> [Task details] Repeat each line of the material below exactly as it appears, minus any pictures.

== Data shown

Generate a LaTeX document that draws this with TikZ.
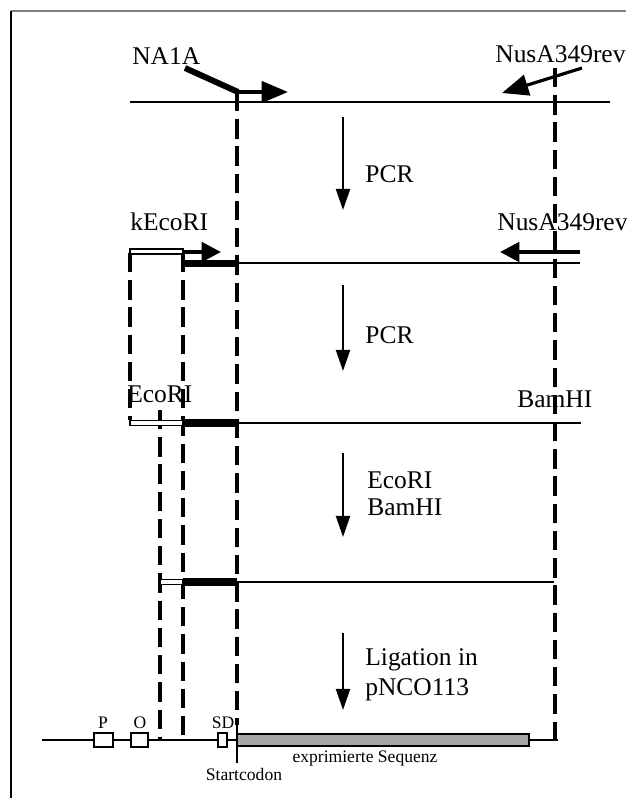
\documentclass[tikz,border=0pt]{standalone}
\usepackage{fontspec}
\setmainfont{Liberation Serif}
\usetikzlibrary{arrows.meta}
\begin{document}
\begin{tikzpicture}[
x=0.02cm, y=-0.02cm,
lbl/.style={inner sep=0pt, anchor=base west, font=\fontsize{14.5}{17}\selectfont},
small/.style={inner sep=0pt, anchor=base, font=\fontsize{10}{12}\selectfont},
dna/.style={line width=1.4pt},
insert/.style={line width=4pt},
overhang/.style={draw, fill=white, line width=0.6pt},
guide/.style={line width=2pt, dash pattern=on 11pt off 4.5pt},
primer/.style={line width=2.2pt, -{Triangle[length=11pt, width=11pt]}},
flow/.style={line width=1.1pt, -{Triangle[length=12pt, width=8pt]}},
box/.style={draw, line width=1.3pt, fill=white}
]
\useasboundingbox (0,0) rectangle (626,798);
% frame
\draw[gray, line width=0.9pt] (11,11) -- (626,11);
\draw[line width=0.9pt] (11,11) -- (11,798);

% helper lines (dashed)
\draw[guide] (237,92) -- (237,725);
\draw[guide] (555,68) -- (555,740);
\draw[guide] (130,253) -- (130,420);
\draw[guide] (183,253) -- (183,740);
\draw[guide] (160,410) -- (160,740);

% row 1: template
\draw[dna] (130,102) -- (610,102);
\node[lbl] (na1a) at (132,64) {NA1A};
\node[lbl] (nus1) at (495,62) {NusA349rev};
\draw[line width=3.4pt] (185,68) -- (238,92);
\draw[primer, -{Triangle[length=15pt, width=12pt]}] (236,92) -- (288,92);
\draw[line width=1.8pt, -{Triangle[length=15pt, width=12pt]}] (582,68) -- (502,93);
\draw[flow] (343,117) -- (343,210);
\node[lbl] (pcr1) at (365,182) {PCR};

% row 2: first product
\node[lbl] (kecori) at (130,230) {kEcoRI};
\node[lbl] (nus2) at (497,230) {NusA349rev};
\draw[overhang] (130,249) rectangle (183,254);
\draw[primer] (183,252) -- (221,252);
\draw[primer] (580,252) -- (500,252);
\draw[insert] (183,263.5) -- (237,263.5);
\draw[dna] (237,263) -- (580,263);
\draw[flow] (343,285) -- (343,371);
\node[lbl] (pcr2) at (365,343) {PCR};

% row 3: second product
\node[lbl] (ecori) at (127,402) {EcoRI};
\node[lbl] (bamhi) at (517,407) {BamHI};
\draw[overhang] (130,420.5) rectangle (183,425.5);
\draw[insert] (183,423) -- (237,423);
\draw[dna] (237,423) -- (581,423);
\draw[flow] (343,453) -- (343,537);
\node[lbl] (cut1) at (367,488) {EcoRI};
\node[lbl] (cut2) at (367,515) {BamHI};

% row 4: cut fragment
\draw[overhang] (160,579.5) rectangle (183,584.5);
\draw[insert] (183,582) -- (237,582);
\draw[dna] (237,582) -- (554,582);
\draw[flow] (343,633) -- (343,710);
\node[lbl] (lig1) at (365,665) {Ligation in};
\node[lbl] (lig2) at (365,695) {pNCO113};

% row 5: vector
\draw[dna] (42,740) -- (558,740);
\draw[box] (94,733) rectangle (113,747);
\draw[box] (131,733) rectangle (148,747);
\draw[box] (218,733) rectangle (227,747);
\draw[line width=1.3pt, fill=black!35] (237,734) rectangle (529,746);
\draw[line width=1.4pt] (237,723) -- (237,763);
\node[small] (p) at (103,728) {P};
\node[small] (o) at (140,728) {O};
\node[small] (sd) at (223,728) {SD};
\node[small] (seq) at (365,762) {exprimierte Sequenz};
\node[small] (start) at (244,780) {Startcodon};
\end{tikzpicture}
\end{document}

====

> [Output for this exercise]
Generate a LaTeX document that draws this with TikZ.
\documentclass[tikz,border=0pt]{standalone}
\usepackage{fontspec}
\setmainfont{Liberation Serif}
\usetikzlibrary{arrows.meta}
\begin{document}
\begin{tikzpicture}[
x=0.02cm, y=-0.02cm,
lbl/.style={inner sep=0pt, anchor=base west, font=\fontsize{14.5}{17}\selectfont},
small/.style={inner sep=0pt, anchor=base, font=\fontsize{10}{12}\selectfont},
dna/.style={line width=1.4pt},
insert/.style={line width=4pt},
overhang/.style={draw, fill=white, line width=0.6pt},
guide/.style={line width=2pt, dash pattern=on 11pt off 4.5pt},
primer/.style={line width=2.2pt, -{Triangle[length=11pt, width=11pt]}},
flow/.style={line width=1.1pt, -{Triangle[length=12pt, width=8pt]}},
box/.style={draw, line width=1.3pt, fill=white}
]
\useasboundingbox (0,0) rectangle (626,798);
% frame
\draw[gray, line width=0.9pt] (11,11) -- (626,11);
\draw[line width=0.9pt] (11,11) -- (11,798);

% helper lines (dashed)
\draw[guide] (237,92) -- (237,725);
\draw[guide] (555,68) -- (555,740);
\draw[guide] (130,253) -- (130,420);
\draw[guide] (183,253) -- (183,740);
\draw[guide] (160,410) -- (160,740);

% row 1: template
\draw[dna] (130,102) -- (610,102);
\node[lbl] (na1a) at (132,64) {NA1A};
\node[lbl] (nus1) at (495,62) {NusA349rev};
\draw[line width=3.4pt] (185,68) -- (238,92);
\draw[primer, -{Triangle[length=15pt, width=12pt]}] (236,92) -- (288,92);
\draw[line width=1.8pt, -{Triangle[length=15pt, width=12pt]}] (582,68) -- (502,93);
\draw[flow] (343,117) -- (343,210);
\node[lbl] (pcr1) at (365,182) {PCR};

% row 2: first product
\node[lbl] (kecori) at (130,230) {kEcoRI};
\node[lbl] (nus2) at (497,230) {NusA349rev};
\draw[overhang] (130,249) rectangle (183,254);
\draw[primer] (183,252) -- (221,252);
\draw[primer] (580,252) -- (500,252);
\draw[insert] (183,263.5) -- (237,263.5);
\draw[dna] (237,263) -- (580,263);
\draw[flow] (343,285) -- (343,371);
\node[lbl] (pcr2) at (365,343) {PCR};

% row 3: second product
\node[lbl] (ecori) at (127,402) {EcoRI};
\node[lbl] (bamhi) at (517,407) {BamHI};
\draw[overhang] (130,420.5) rectangle (183,425.5);
\draw[insert] (183,423) -- (237,423);
\draw[dna] (237,423) -- (581,423);
\draw[flow] (343,453) -- (343,537);
\node[lbl] (cut1) at (367,488) {EcoRI};
\node[lbl] (cut2) at (367,515) {BamHI};

% row 4: cut fragment
\draw[overhang] (160,579.5) rectangle (183,584.5);
\draw[insert] (183,582) -- (237,582);
\draw[dna] (237,582) -- (554,582);
\draw[flow] (343,633) -- (343,710);
\node[lbl] (lig1) at (365,665) {Ligation in};
\node[lbl] (lig2) at (365,695) {pNCO113};

% row 5: vector
\draw[dna] (42,740) -- (558,740);
\draw[box] (94,733) rectangle (113,747);
\draw[box] (131,733) rectangle (148,747);
\draw[box] (218,733) rectangle (227,747);
\draw[line width=1.3pt, fill=black!35] (237,734) rectangle (529,746);
\draw[line width=1.4pt] (237,723) -- (237,763);
\node[small] (p) at (103,728) {P};
\node[small] (o) at (140,728) {O};
\node[small] (sd) at (223,728) {SD};
\node[small] (seq) at (365,762) {exprimierte Sequenz};
\node[small] (start) at (244,780) {Startcodon};
\end{tikzpicture}
\end{document}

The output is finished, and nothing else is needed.